Il y a dix ans, une population de cent millions de civilisés râlait sous le knout et s’empoisonnait d’alcool, denrée nationale et politique ! Les bagnes étaient pleins de martyrs — les intellectuels d’Europe durent protester à maintes reprises —, on rencontrait à chaque carrefour l’immobile loque de chair d’un pendu. Il y a dix ans un vagabond, un va-nu-pieds, qui avait appris à lire et à écrire tout seul, Maxime Gorki, l’Amer, chantait l’hymne de la révolution :

« Sur les blanches plaines de la mer, le vent assemble les nuages. Entre les nuages et la mer, l’Annonciateur des tempêtes plane fièrement, semblable à un éclair noir… La tempête ! Elle grondera bientôt, la tempête ?… »

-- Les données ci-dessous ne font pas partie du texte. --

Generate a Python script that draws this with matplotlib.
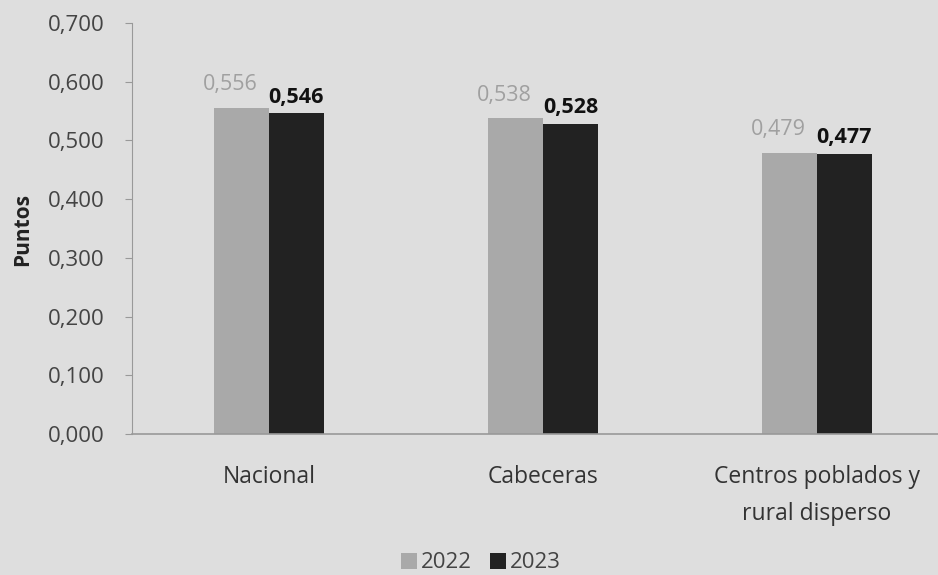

L’Annonciateur est venu, la tempête gronde. Un peuple de cent millions d’âmes ressuscite sur des cadavres et des ruines fumantes. Mais sont-ils encore cent millions, les moujiks ? Est-ce cela vraiment que veulent les grands hommes politiques du monde ?

Non ! non ! des remèdes ! ou bien faut-il souhaiter que la terre se désorbite et aille se perdre dans les infinis glacés, loin des soleils, pour y mourir !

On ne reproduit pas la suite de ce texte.